Repeat exactly the lines running from the first line of the data to the line containing "const AX = '#333';", both ends included, and nothing else; drop the pictures.
----- RECORDED DATA -----
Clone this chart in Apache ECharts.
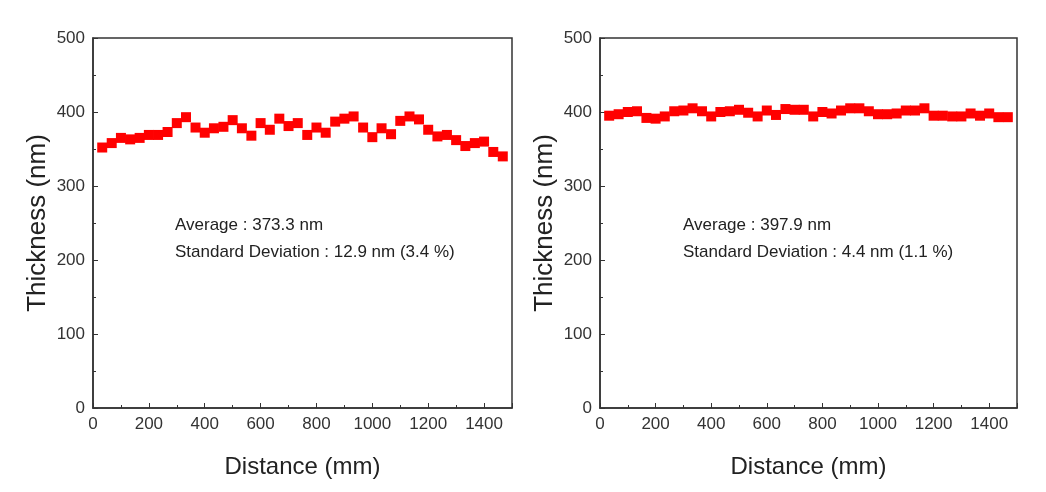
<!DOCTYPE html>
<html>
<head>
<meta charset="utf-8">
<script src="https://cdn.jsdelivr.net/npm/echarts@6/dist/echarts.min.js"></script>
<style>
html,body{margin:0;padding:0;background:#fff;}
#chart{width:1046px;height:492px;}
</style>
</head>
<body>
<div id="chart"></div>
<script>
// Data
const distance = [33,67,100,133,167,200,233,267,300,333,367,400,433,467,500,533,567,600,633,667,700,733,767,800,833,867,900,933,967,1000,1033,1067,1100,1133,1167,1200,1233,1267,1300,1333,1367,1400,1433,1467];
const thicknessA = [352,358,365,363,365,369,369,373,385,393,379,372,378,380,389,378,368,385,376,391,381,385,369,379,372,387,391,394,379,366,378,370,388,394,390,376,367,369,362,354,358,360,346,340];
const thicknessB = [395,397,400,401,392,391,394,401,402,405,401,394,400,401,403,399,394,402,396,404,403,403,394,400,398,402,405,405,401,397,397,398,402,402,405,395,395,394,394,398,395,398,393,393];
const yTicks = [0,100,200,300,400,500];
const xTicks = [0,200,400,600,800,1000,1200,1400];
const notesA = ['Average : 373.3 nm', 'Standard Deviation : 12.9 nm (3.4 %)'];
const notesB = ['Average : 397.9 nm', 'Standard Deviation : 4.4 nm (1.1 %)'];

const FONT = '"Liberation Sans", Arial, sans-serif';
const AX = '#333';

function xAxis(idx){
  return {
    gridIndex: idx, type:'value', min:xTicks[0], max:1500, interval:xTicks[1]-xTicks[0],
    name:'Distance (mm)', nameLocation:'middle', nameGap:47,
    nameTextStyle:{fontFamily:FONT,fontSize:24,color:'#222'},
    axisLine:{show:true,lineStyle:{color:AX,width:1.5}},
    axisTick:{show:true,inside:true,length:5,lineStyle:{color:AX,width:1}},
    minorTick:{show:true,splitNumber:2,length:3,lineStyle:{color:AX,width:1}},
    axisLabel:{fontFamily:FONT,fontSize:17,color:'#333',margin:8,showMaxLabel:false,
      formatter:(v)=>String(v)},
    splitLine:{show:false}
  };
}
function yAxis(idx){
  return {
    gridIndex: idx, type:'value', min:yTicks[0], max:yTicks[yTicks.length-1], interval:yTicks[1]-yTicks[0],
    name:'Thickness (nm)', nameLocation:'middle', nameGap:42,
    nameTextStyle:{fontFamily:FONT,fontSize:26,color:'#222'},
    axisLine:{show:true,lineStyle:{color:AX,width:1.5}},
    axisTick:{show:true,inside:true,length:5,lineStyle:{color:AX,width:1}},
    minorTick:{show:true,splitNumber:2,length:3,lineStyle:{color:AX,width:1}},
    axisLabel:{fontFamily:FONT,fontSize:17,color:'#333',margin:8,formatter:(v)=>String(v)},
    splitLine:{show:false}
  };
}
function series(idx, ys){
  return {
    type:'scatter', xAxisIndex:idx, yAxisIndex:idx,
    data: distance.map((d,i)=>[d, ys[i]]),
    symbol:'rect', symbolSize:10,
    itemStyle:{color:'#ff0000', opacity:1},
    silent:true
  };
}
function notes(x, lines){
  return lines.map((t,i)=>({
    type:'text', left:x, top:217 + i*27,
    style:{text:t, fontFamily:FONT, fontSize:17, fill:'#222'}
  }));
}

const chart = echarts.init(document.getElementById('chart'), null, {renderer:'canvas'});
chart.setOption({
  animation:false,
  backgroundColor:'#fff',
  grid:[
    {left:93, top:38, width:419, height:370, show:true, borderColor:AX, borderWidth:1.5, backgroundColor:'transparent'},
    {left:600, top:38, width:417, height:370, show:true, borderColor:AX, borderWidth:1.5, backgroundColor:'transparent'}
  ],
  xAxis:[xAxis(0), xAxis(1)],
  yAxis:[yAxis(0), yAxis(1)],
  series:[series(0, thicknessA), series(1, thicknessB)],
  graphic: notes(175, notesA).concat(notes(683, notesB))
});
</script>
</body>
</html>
-----
▶ **FINAL ANSWER**:
Clone this chart in Apache ECharts.
<!DOCTYPE html>
<html>
<head>
<meta charset="utf-8">
<script src="https://cdn.jsdelivr.net/npm/echarts@6/dist/echarts.min.js"></script>
<style>
html,body{margin:0;padding:0;background:#fff;}
#chart{width:1046px;height:492px;}
</style>
</head>
<body>
<div id="chart"></div>
<script>
// Data
const distance = [33,67,100,133,167,200,233,267,300,333,367,400,433,467,500,533,567,600,633,667,700,733,767,800,833,867,900,933,967,1000,1033,1067,1100,1133,1167,1200,1233,1267,1300,1333,1367,1400,1433,1467];
const thicknessA = [352,358,365,363,365,369,369,373,385,393,379,372,378,380,389,378,368,385,376,391,381,385,369,379,372,387,391,394,379,366,378,370,388,394,390,376,367,369,362,354,358,360,346,340];
const thicknessB = [395,397,400,401,392,391,394,401,402,405,401,394,400,401,403,399,394,402,396,404,403,403,394,400,398,402,405,405,401,397,397,398,402,402,405,395,395,394,394,398,395,398,393,393];
const yTicks = [0,100,200,300,400,500];
const xTicks = [0,200,400,600,800,1000,1200,1400];
const notesA = ['Average : 373.3 nm', 'Standard Deviation : 12.9 nm (3.4 %)'];
const notesB = ['Average : 397.9 nm', 'Standard Deviation : 4.4 nm (1.1 %)'];

const FONT = '"Liberation Sans", Arial, sans-serif';
const AX = '#333';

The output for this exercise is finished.